— START —

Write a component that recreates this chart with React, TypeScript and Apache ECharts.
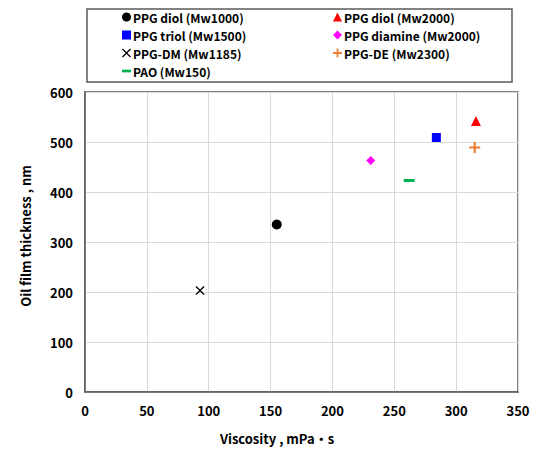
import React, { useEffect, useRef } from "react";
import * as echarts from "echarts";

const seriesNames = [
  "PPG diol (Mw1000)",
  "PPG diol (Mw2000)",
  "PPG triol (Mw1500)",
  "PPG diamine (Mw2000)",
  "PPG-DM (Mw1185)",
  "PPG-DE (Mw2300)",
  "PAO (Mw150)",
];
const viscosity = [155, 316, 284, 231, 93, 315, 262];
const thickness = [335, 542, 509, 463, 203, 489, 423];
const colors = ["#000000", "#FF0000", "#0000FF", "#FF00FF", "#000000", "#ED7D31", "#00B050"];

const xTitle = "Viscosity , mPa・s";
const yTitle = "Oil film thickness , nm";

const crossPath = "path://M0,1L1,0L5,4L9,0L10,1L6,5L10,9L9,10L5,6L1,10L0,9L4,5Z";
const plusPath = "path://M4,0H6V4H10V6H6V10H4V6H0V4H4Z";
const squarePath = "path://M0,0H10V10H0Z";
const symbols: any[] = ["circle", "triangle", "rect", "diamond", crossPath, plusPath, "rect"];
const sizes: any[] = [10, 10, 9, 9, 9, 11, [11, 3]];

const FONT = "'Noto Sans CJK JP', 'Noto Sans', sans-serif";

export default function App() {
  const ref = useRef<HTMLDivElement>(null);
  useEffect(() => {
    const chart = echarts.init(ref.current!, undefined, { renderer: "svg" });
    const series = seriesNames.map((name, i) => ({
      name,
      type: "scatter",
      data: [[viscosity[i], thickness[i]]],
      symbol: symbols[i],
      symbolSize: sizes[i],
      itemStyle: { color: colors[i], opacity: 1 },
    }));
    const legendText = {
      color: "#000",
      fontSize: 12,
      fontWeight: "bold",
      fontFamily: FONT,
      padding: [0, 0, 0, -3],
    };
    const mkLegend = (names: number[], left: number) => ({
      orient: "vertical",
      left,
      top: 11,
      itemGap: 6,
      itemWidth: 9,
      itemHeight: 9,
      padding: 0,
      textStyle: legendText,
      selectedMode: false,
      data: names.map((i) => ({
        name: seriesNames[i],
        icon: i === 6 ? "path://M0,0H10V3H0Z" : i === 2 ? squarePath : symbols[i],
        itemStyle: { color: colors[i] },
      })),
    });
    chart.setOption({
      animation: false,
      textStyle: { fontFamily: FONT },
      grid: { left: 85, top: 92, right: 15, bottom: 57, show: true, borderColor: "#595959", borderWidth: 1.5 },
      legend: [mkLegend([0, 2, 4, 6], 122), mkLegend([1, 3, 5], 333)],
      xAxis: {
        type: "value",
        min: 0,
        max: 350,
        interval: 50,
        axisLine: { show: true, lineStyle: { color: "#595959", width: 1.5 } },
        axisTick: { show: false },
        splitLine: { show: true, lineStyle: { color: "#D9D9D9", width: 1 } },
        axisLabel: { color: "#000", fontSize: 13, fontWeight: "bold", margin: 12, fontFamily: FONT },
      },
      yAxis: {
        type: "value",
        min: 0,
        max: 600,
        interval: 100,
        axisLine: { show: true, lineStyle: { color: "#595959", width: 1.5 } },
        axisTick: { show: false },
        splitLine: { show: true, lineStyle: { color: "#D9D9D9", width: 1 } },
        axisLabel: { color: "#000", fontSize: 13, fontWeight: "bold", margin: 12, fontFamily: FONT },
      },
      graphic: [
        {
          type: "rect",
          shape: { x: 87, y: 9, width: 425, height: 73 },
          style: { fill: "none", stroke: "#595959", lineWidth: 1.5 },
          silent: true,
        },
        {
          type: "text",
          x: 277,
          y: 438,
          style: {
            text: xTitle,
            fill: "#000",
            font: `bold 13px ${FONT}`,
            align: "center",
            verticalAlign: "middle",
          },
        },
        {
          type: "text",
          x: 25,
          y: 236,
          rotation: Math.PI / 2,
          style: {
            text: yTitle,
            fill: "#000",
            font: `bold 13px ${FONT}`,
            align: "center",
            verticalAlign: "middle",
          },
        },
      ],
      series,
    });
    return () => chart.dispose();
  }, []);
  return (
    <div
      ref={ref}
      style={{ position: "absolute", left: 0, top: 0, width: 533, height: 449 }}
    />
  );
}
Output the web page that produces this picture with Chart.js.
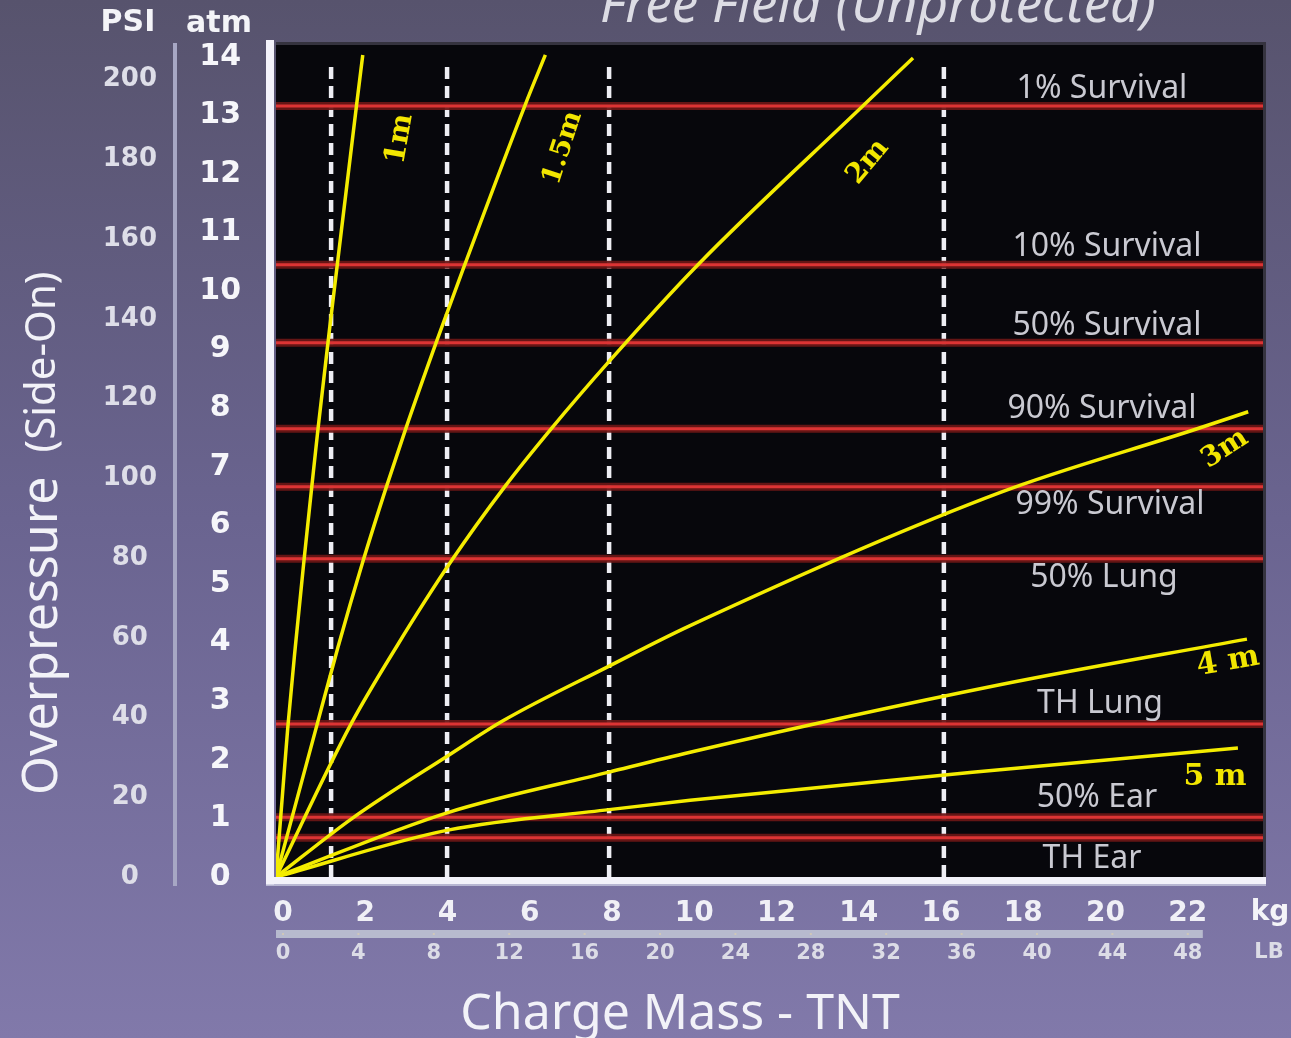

— END —

What the exercise asks: Pictures in the records above are not copied; print everything else exactly.

Written solution:
Write a component that recreates this chart with React, TypeScript and Apache ECharts.
import React, { useEffect, useRef } from "react";
import * as echarts from "echarts";

const seriesNames = [
  "PPG diol (Mw1000)",
  "PPG diol (Mw2000)",
  "PPG triol (Mw1500)",
  "PPG diamine (Mw2000)",
  "PPG-DM (Mw1185)",
  "PPG-DE (Mw2300)",
  "PAO (Mw150)",
];
const viscosity = [155, 316, 284, 231, 93, 315, 262];
const thickness = [335, 542, 509, 463, 203, 489, 423];
const colors = ["#000000", "#FF0000", "#0000FF", "#FF00FF", "#000000", "#ED7D31", "#00B050"];

const xTitle = "Viscosity , mPa・s";
const yTitle = "Oil film thickness , nm";

const crossPath = "path://M0,1L1,0L5,4L9,0L10,1L6,5L10,9L9,10L5,6L1,10L0,9L4,5Z";
const plusPath = "path://M4,0H6V4H10V6H6V10H4V6H0V4H4Z";
const squarePath = "path://M0,0H10V10H0Z";
const symbols: any[] = ["circle", "triangle", "rect", "diamond", crossPath, plusPath, "rect"];
const sizes: any[] = [10, 10, 9, 9, 9, 11, [11, 3]];

const FONT = "'Noto Sans CJK JP', 'Noto Sans', sans-serif";

export default function App() {
  const ref = useRef<HTMLDivElement>(null);
  useEffect(() => {
    const chart = echarts.init(ref.current!, undefined, { renderer: "svg" });
    const series = seriesNames.map((name, i) => ({
      name,
      type: "scatter",
      data: [[viscosity[i], thickness[i]]],
      symbol: symbols[i],
      symbolSize: sizes[i],
      itemStyle: { color: colors[i], opacity: 1 },
    }));
    const legendText = {
      color: "#000",
      fontSize: 12,
      fontWeight: "bold",
      fontFamily: FONT,
      padding: [0, 0, 0, -3],
    };
    const mkLegend = (names: number[], left: number) => ({
      orient: "vertical",
      left,
      top: 11,
      itemGap: 6,
      itemWidth: 9,
      itemHeight: 9,
      padding: 0,
      textStyle: legendText,
      selectedMode: false,
      data: names.map((i) => ({
        name: seriesNames[i],
        icon: i === 6 ? "path://M0,0H10V3H0Z" : i === 2 ? squarePath : symbols[i],
        itemStyle: { color: colors[i] },
      })),
    });
    chart.setOption({
      animation: false,
      textStyle: { fontFamily: FONT },
      grid: { left: 85, top: 92, right: 15, bottom: 57, show: true, borderColor: "#595959", borderWidth: 1.5 },
      legend: [mkLegend([0, 2, 4, 6], 122), mkLegend([1, 3, 5], 333)],
      xAxis: {
        type: "value",
        min: 0,
        max: 350,
        interval: 50,
        axisLine: { show: true, lineStyle: { color: "#595959", width: 1.5 } },
        axisTick: { show: false },
        splitLine: { show: true, lineStyle: { color: "#D9D9D9", width: 1 } },
        axisLabel: { color: "#000", fontSize: 13, fontWeight: "bold", margin: 12, fontFamily: FONT },
      },
      yAxis: {
        type: "value",
        min: 0,
        max: 600,
        interval: 100,
        axisLine: { show: true, lineStyle: { color: "#595959", width: 1.5 } },
        axisTick: { show: false },
        splitLine: { show: true, lineStyle: { color: "#D9D9D9", width: 1 } },
        axisLabel: { color: "#000", fontSize: 13, fontWeight: "bold", margin: 12, fontFamily: FONT },
      },
      graphic: [
        {
          type: "rect",
          shape: { x: 87, y: 9, width: 425, height: 73 },
          style: { fill: "none", stroke: "#595959", lineWidth: 1.5 },
          silent: true,
        },
        {
          type: "text",
          x: 277,
          y: 438,
          style: {
            text: xTitle,
            fill: "#000",
            font: `bold 13px ${FONT}`,
            align: "center",
            verticalAlign: "middle",
          },
        },
        {
          type: "text",
          x: 25,
          y: 236,
          rotation: Math.PI / 2,
          style: {
            text: yTitle,
            fill: "#000",
            font: `bold 13px ${FONT}`,
            align: "center",
            verticalAlign: "middle",
          },
        },
      ],
      series,
    });
    return () => chart.dispose();
  }, []);
  return (
    <div
      ref={ref}
      style={{ position: "absolute", left: 0, top: 0, width: 533, height: 449 }}
    />
  );
}
Output the web page that produces this picture with Chart.js.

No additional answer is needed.